■ GOAL: Please write out the material below exactly as given.

(Records with drawing code)
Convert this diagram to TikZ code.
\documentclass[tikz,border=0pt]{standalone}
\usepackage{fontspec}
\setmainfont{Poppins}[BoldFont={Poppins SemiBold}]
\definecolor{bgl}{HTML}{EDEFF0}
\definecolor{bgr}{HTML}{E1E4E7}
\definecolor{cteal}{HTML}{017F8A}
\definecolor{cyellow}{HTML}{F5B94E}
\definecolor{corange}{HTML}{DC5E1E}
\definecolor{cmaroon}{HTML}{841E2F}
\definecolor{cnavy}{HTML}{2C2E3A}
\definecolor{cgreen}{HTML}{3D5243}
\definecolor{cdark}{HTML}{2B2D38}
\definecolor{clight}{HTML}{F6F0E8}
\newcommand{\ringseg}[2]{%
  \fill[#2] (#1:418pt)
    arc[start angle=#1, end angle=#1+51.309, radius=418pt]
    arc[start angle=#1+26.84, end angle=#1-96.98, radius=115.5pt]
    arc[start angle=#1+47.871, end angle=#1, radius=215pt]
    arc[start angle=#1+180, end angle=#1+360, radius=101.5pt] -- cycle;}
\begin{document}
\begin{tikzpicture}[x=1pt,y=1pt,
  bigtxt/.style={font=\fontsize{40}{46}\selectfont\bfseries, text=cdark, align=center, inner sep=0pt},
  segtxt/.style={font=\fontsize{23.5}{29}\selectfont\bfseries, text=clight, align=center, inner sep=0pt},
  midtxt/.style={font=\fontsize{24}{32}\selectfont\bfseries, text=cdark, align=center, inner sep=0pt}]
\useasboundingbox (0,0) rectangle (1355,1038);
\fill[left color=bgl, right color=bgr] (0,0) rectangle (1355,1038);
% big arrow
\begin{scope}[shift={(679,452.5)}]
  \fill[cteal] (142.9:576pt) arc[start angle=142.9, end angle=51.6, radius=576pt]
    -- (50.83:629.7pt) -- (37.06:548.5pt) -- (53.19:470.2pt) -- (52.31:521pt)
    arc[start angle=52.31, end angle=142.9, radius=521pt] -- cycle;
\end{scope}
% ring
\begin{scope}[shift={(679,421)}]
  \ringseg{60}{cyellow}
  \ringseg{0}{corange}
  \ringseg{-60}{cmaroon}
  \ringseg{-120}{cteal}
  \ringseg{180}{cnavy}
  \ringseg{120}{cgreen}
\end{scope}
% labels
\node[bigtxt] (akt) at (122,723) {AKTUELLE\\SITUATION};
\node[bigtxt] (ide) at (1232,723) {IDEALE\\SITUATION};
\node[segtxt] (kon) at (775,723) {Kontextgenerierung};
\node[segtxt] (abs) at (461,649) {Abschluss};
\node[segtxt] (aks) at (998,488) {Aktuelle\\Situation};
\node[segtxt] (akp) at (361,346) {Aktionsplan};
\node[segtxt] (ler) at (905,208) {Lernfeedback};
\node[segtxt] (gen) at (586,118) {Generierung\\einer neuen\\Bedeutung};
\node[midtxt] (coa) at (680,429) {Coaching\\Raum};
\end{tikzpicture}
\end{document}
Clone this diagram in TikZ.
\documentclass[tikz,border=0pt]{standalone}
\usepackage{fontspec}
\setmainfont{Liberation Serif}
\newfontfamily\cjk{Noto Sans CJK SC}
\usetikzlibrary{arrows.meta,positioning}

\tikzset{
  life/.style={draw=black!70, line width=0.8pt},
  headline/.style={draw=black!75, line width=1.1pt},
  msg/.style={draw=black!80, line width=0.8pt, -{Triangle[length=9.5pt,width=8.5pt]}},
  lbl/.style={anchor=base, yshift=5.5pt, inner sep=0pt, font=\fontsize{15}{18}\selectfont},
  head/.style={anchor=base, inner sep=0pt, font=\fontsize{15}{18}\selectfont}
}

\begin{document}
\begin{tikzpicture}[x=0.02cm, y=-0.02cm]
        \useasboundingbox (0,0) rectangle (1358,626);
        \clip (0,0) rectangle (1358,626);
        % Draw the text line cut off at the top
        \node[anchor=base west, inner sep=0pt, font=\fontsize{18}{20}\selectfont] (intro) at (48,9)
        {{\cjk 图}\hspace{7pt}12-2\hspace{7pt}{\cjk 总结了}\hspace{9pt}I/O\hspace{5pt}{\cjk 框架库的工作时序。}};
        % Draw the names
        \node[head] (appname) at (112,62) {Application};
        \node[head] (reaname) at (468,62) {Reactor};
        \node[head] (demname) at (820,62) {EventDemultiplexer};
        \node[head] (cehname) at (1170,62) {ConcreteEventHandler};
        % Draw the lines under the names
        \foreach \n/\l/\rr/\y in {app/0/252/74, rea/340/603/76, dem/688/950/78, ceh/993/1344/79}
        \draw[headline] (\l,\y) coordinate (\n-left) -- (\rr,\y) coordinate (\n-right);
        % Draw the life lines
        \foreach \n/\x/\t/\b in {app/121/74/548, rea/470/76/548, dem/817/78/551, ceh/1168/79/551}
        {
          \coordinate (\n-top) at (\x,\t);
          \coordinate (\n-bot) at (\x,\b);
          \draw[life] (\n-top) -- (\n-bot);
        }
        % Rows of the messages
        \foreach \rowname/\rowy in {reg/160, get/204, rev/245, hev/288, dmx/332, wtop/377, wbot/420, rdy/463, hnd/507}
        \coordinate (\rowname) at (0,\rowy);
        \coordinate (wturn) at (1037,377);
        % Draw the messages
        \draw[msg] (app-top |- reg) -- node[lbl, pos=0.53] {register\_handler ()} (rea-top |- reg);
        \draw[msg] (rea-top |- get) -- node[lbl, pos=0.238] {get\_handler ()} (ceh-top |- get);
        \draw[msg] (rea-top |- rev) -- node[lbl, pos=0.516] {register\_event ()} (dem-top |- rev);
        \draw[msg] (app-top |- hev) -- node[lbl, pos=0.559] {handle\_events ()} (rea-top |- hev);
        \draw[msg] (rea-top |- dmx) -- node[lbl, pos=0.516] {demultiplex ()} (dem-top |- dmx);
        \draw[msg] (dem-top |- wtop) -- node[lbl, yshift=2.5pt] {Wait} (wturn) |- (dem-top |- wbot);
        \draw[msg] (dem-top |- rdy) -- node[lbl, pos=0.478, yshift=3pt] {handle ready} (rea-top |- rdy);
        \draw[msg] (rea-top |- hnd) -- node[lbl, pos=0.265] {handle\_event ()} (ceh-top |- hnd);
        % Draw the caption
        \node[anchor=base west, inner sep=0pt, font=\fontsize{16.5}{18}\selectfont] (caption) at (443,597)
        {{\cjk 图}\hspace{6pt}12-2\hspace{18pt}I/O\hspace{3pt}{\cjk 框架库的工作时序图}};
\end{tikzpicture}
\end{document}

■ THE REPLY:
Convert this diagram to TikZ code.
\documentclass[tikz,border=0pt]{standalone}
\usepackage{fontspec}
\setmainfont{Poppins}[BoldFont={Poppins SemiBold}]
\definecolor{bgl}{HTML}{EDEFF0}
\definecolor{bgr}{HTML}{E1E4E7}
\definecolor{cteal}{HTML}{017F8A}
\definecolor{cyellow}{HTML}{F5B94E}
\definecolor{corange}{HTML}{DC5E1E}
\definecolor{cmaroon}{HTML}{841E2F}
\definecolor{cnavy}{HTML}{2C2E3A}
\definecolor{cgreen}{HTML}{3D5243}
\definecolor{cdark}{HTML}{2B2D38}
\definecolor{clight}{HTML}{F6F0E8}
\newcommand{\ringseg}[2]{%
  \fill[#2] (#1:418pt)
    arc[start angle=#1, end angle=#1+51.309, radius=418pt]
    arc[start angle=#1+26.84, end angle=#1-96.98, radius=115.5pt]
    arc[start angle=#1+47.871, end angle=#1, radius=215pt]
    arc[start angle=#1+180, end angle=#1+360, radius=101.5pt] -- cycle;}
\begin{document}
\begin{tikzpicture}[x=1pt,y=1pt,
  bigtxt/.style={font=\fontsize{40}{46}\selectfont\bfseries, text=cdark, align=center, inner sep=0pt},
  segtxt/.style={font=\fontsize{23.5}{29}\selectfont\bfseries, text=clight, align=center, inner sep=0pt},
  midtxt/.style={font=\fontsize{24}{32}\selectfont\bfseries, text=cdark, align=center, inner sep=0pt}]
\useasboundingbox (0,0) rectangle (1355,1038);
\fill[left color=bgl, right color=bgr] (0,0) rectangle (1355,1038);
% big arrow
\begin{scope}[shift={(679,452.5)}]
  \fill[cteal] (142.9:576pt) arc[start angle=142.9, end angle=51.6, radius=576pt]
    -- (50.83:629.7pt) -- (37.06:548.5pt) -- (53.19:470.2pt) -- (52.31:521pt)
    arc[start angle=52.31, end angle=142.9, radius=521pt] -- cycle;
\end{scope}
% ring
\begin{scope}[shift={(679,421)}]
  \ringseg{60}{cyellow}
  \ringseg{0}{corange}
  \ringseg{-60}{cmaroon}
  \ringseg{-120}{cteal}
  \ringseg{180}{cnavy}
  \ringseg{120}{cgreen}
\end{scope}
% labels
\node[bigtxt] (akt) at (122,723) {AKTUELLE\\SITUATION};
\node[bigtxt] (ide) at (1232,723) {IDEALE\\SITUATION};
\node[segtxt] (kon) at (775,723) {Kontextgenerierung};
\node[segtxt] (abs) at (461,649) {Abschluss};
\node[segtxt] (aks) at (998,488) {Aktuelle\\Situation};
\node[segtxt] (akp) at (361,346) {Aktionsplan};
\node[segtxt] (ler) at (905,208) {Lernfeedback};
\node[segtxt] (gen) at (586,118) {Generierung\\einer neuen\\Bedeutung};
\node[midtxt] (coa) at (680,429) {Coaching\\Raum};
\end{tikzpicture}
\end{document}
Clone this diagram in TikZ.
\documentclass[tikz,border=0pt]{standalone}
\usepackage{fontspec}
\setmainfont{Liberation Serif}
\newfontfamily\cjk{Noto Sans CJK SC}
\usetikzlibrary{arrows.meta,positioning}

\tikzset{
  life/.style={draw=black!70, line width=0.8pt},
  headline/.style={draw=black!75, line width=1.1pt},
  msg/.style={draw=black!80, line width=0.8pt, -{Triangle[length=9.5pt,width=8.5pt]}},
  lbl/.style={anchor=base, yshift=5.5pt, inner sep=0pt, font=\fontsize{15}{18}\selectfont},
  head/.style={anchor=base, inner sep=0pt, font=\fontsize{15}{18}\selectfont}
}

\begin{document}
\begin{tikzpicture}[x=0.02cm, y=-0.02cm]
        \useasboundingbox (0,0) rectangle (1358,626);
        \clip (0,0) rectangle (1358,626);
        % Draw the text line cut off at the top
        \node[anchor=base west, inner sep=0pt, font=\fontsize{18}{20}\selectfont] (intro) at (48,9)
        {{\cjk 图}\hspace{7pt}12-2\hspace{7pt}{\cjk 总结了}\hspace{9pt}I/O\hspace{5pt}{\cjk 框架库的工作时序。}};
        % Draw the names
        \node[head] (appname) at (112,62) {Application};
        \node[head] (reaname) at (468,62) {Reactor};
        \node[head] (demname) at (820,62) {EventDemultiplexer};
        \node[head] (cehname) at (1170,62) {ConcreteEventHandler};
        % Draw the lines under the names
        \foreach \n/\l/\rr/\y in {app/0/252/74, rea/340/603/76, dem/688/950/78, ceh/993/1344/79}
        \draw[headline] (\l,\y) coordinate (\n-left) -- (\rr,\y) coordinate (\n-right);
        % Draw the life lines
        \foreach \n/\x/\t/\b in {app/121/74/548, rea/470/76/548, dem/817/78/551, ceh/1168/79/551}
        {
          \coordinate (\n-top) at (\x,\t);
          \coordinate (\n-bot) at (\x,\b);
          \draw[life] (\n-top) -- (\n-bot);
        }
        % Rows of the messages
        \foreach \rowname/\rowy in {reg/160, get/204, rev/245, hev/288, dmx/332, wtop/377, wbot/420, rdy/463, hnd/507}
        \coordinate (\rowname) at (0,\rowy);
        \coordinate (wturn) at (1037,377);
        % Draw the messages
        \draw[msg] (app-top |- reg) -- node[lbl, pos=0.53] {register\_handler ()} (rea-top |- reg);
        \draw[msg] (rea-top |- get) -- node[lbl, pos=0.238] {get\_handler ()} (ceh-top |- get);
        \draw[msg] (rea-top |- rev) -- node[lbl, pos=0.516] {register\_event ()} (dem-top |- rev);
        \draw[msg] (app-top |- hev) -- node[lbl, pos=0.559] {handle\_events ()} (rea-top |- hev);
        \draw[msg] (rea-top |- dmx) -- node[lbl, pos=0.516] {demultiplex ()} (dem-top |- dmx);
        \draw[msg] (dem-top |- wtop) -- node[lbl, yshift=2.5pt] {Wait} (wturn) |- (dem-top |- wbot);
        \draw[msg] (dem-top |- rdy) -- node[lbl, pos=0.478, yshift=3pt] {handle ready} (rea-top |- rdy);
        \draw[msg] (rea-top |- hnd) -- node[lbl, pos=0.265] {handle\_event ()} (ceh-top |- hnd);
        % Draw the caption
        \node[anchor=base west, inner sep=0pt, font=\fontsize{16.5}{18}\selectfont] (caption) at (443,597)
        {{\cjk 图}\hspace{6pt}12-2\hspace{18pt}I/O\hspace{3pt}{\cjk 框架库的工作时序图}};
\end{tikzpicture}
\end{document}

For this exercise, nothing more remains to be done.